Double Bottom Pattern
The opposite of the Double Top is the Double Bottom pattern which is made at the bottom of the downtrend.
The Double Bottom is characterized as two bottoms at an equal or similar price level.
Same as with the Double Top pattern, you can enter either at the break of the "neckline" or its retest.
Flags are technical patterns which can be understood as a pause in the underlying trend.
Flags are spotted as consolidation after a fast trend in the market and they signal the continuation after the breakout.
As with all chart patterns, we have a Bull and Bear flag.
Fibonacci Retracement Tool
Fibonacci Tool is very popular among retail traders. Many traders say that there is a magic in Fibonacci numbers like .236, .382, .618 or .786. These numbers generally work because a lot of people are just watching them.

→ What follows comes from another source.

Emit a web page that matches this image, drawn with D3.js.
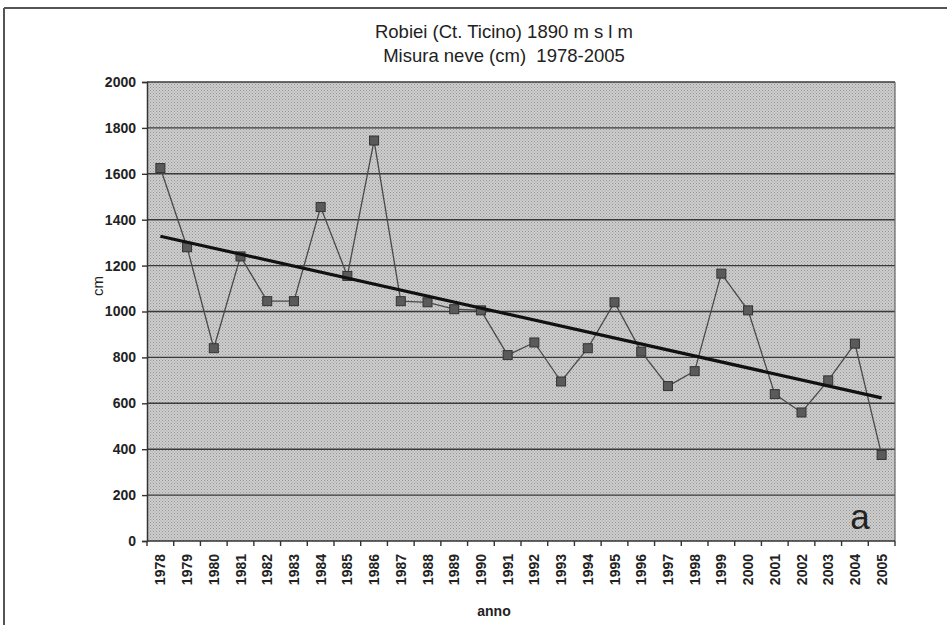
<!DOCTYPE html>
<html>
<head>
<meta charset="utf-8">
<script src="https://cdn.jsdelivr.net/npm/d3@7/dist/d3.min.js"></script>
<style>
	body { margin: 0; background: #fff; }
	svg { display: block; font-family: "Liberation Sans", Arial, sans-serif; }
</style>
</head>
<body>
<svg id="chart" width="947" height="625"></svg>
<script>
// data (snow depth, cm)
const years = [1978, 1979, 1980, 1981, 1982, 1983, 1984, 1985, 1986, 1987, 1988, 1989, 1990, 1991,
	1992, 1993, 1994, 1995, 1996, 1997, 1998, 1999, 2000, 2001, 2002, 2003, 2004, 2005];
const snow = [1625, 1280, 840, 1240, 1045, 1045, 1455, 1155, 1745, 1045, 1040, 1010, 1005, 810,
	865, 695, 840, 1040, 825, 675, 740, 1165, 1005, 640, 560, 700, 860, 375];
const yTicks = [0, 200, 400, 600, 800, 1000, 1200, 1400, 1600, 1800, 2000];
const titleLines = ["Robiei (Ct. Ticino) 1890 m s l m", "Misura neve (cm)  1978-2005"];

const svg = d3.select('#chart');

// plot area
const pLeft = 147, pRight = 895, pTop = 82, pBottom = 541;

// frame lines (top + left only are visible)
svg.append("line").attr("x1", 4).attr("y1", 8).attr("x2", 947).attr("y2", 8)
	.attr("stroke", "#555").attr("stroke-width", 2);
svg.append("line").attr("x1", 4).attr("y1", 8).attr("x2", 4).attr("y2", 625)
	.attr("stroke", "#555").attr("stroke-width", 2);

// dotted grey background like the scanned print
const defs = svg.append("defs");
const pat = defs.append("pattern").attr("id", "dots")
	.attr("width", 3).attr("height", 3).attr("patternUnits", "userSpaceOnUse");
pat.append("rect").attr("width", 3).attr("height", 3).attr("fill", "#cdcdcd");
pat.append("rect").attr("width", 1).attr("height", 1).attr("fill", "#959595");
pat.append("rect").attr("x", 1.5).attr("y", 1.5).attr("width", 1).attr("height", 1).attr("fill", "#a3a3a3");

svg.append("rect")
	.attr("x", pLeft).attr("y", pTop)
	.attr("width", pRight - pLeft).attr("height", pBottom - pTop)
	.attr("fill", "url(#dots)");

const x = d3.scaleBand().domain(years).range([pLeft, pRight]);
const y = d3.scaleLinear().domain([0, 2000]).range([pBottom, pTop]);

// horizontal gridlines
svg.append("g").selectAll("line").data(yTicks.slice(1)).join("line")
	.attr("x1", pLeft).attr("x2", pRight)
	.attr("y1", d => y(d)).attr("y2", d => y(d))
	.attr("stroke", "#3a3a3a").attr("stroke-width", 1.4);

// right border of plot
svg.append("line").attr("x1", pRight).attr("x2", pRight).attr("y1", pTop).attr("y2", pBottom)
	.attr("stroke", "#666").attr("stroke-width", 1.2);

// y axis
const yAxis = svg.append("g").attr("transform", `translate(${pLeft},0)`)
	.call(d3.axisLeft(y).tickValues(yTicks).tickFormat(d3.format("d")).tickSize(5).tickPadding(6));
yAxis.select(".domain").attr("stroke", "#333").attr("stroke-width", 1.5);
yAxis.selectAll(".tick line").attr("stroke", "#333").attr("stroke-width", 1.4);
yAxis.selectAll("text").attr("font-size", 14).attr("font-weight", "bold").attr("fill", "#222")
	.attr("font-family", "Liberation Sans, Arial, sans-serif");

// x axis: ticks sit between categories
const xg = svg.append("g").attr("transform", `translate(0,${pBottom})`);
xg.append("line").attr("x1", pLeft).attr("x2", pRight).attr("y1", 0).attr("y2", 0)
	.attr("stroke", "#333").attr("stroke-width", 1.5);
const edges = years.map(d => x(d)).concat([pRight]);
xg.selectAll(".tk").data(edges).join("line").attr("class", "tk")
	.attr("x1", d => d).attr("x2", d => d).attr("y1", 0).attr("y2", 5)
	.attr("stroke", "#333").attr("stroke-width", 1.4);
xg.selectAll(".yl").data(years).join("text").attr("class", "yl")
	.attr("transform", d => `translate(${x(d) + x.bandwidth() / 2 + 5},13) rotate(-90)`)
	.attr("text-anchor", "end")
	.attr("font-size", 14).attr("font-weight", "bold").attr("fill", "#222")
	.text(d => d);

// data line
const pts = years.map((yr, i) => ({ x: x(yr) + x.bandwidth() / 2, y: y(snow[i]) }));
const line = d3.line().x(d => d.x).y(d => d.y);
svg.append("path").datum(pts).attr("d", line)
	.attr("fill", "none").attr("stroke", "#4a4a4a").attr("stroke-width", 1.3);

svg.append("g").selectAll("rect").data(pts).join("rect")
	.attr("x", d => d.x - 4.5).attr("y", d => d.y - 4.5)
	.attr("width", 9).attr("height", 9)
	.attr("fill", "#5a5a5a").attr("stroke", "#333").attr("stroke-width", 1);

// linear trend (least squares over the series)
const idx = years.map((d, i) => i + 1);
const mx = d3.mean(idx), my = d3.mean(snow);
const slope = d3.sum(idx, (t, i) => (t - mx) * (snow[i] - my)) / d3.sum(idx, t => (t - mx) * (t - mx));
const icpt = my - slope * mx;
const trend = [
	{ x: x(years[0]) + x.bandwidth() / 2, y: y(icpt + slope * idx[0]) },
	{ x: x(years[years.length - 1]) + x.bandwidth() / 2, y: y(icpt + slope * idx[idx.length - 1]) }
];
svg.append("path").datum(trend).attr("d", line)
	.attr("stroke", "#111").attr("stroke-width", 3.2).attr("fill", "none");

// titles
svg.append("g").selectAll("text").data(titleLines).join("text")
	.attr("x", 504).attr("y", (d, i) => 38 + i * 24)
	.attr("text-anchor", "middle").attr("font-size", 18.5).attr("fill", "#222")
	.attr("xml:space", "preserve")
	.text(d => d);

// axis titles
svg.append("text").attr("transform", "translate(103,286) rotate(-90)")
	.attr("text-anchor", "middle").attr("font-size", 15).attr("fill", "#222").text("cm");
svg.append("text").attr("x", 494).attr("y", 616)
	.attr("text-anchor", "middle").attr("font-size", 14).attr("font-weight", "bold").attr("fill", "#222").text("anno");

// panel letter
svg.append("text").attr("x", 860).attr("y", 529)
	.attr("text-anchor", "middle").attr("font-size", 35).attr("fill", "#222").text("a");
</script>
</body>
</html>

The market trends in waves made up of two components, impulse moves and correctional moves.
An impulse move is the strong initial move a pair makes, but since a pair can not move in one direction forever, at some point buyers or sellers will get exhausted and a pullback/correction must occur to give the market some balance.
The Fibonacci tool measures from the high to the low, or the low to the high of an impulse move, and shows you the different percentage levels where the price is likely to pull back.
To give an example of using the Fibonacci tool in confluence with you trading, imagine the price of a pair has an impulsive move, breaks an important resistance level and forms a high above it.
You then draw your Fibonacci from low to high and see that the resistance that it broke (now turned support) now sits at the 61.8 Fib level.
This would be a good confluence when thinking about taking a long position when seeing how price reacts if it pulls back to this level.
When formulating a strategy or your trading system, it is important that you find something that works for you.
It may not work for someone else, but if it proves to be profitable for you, then it is all that matters.
As indicators lag behind the price, learning how to interpret and read the Price Action will allow you to see all the possibilities for the market’s next move and how you can anticipate that.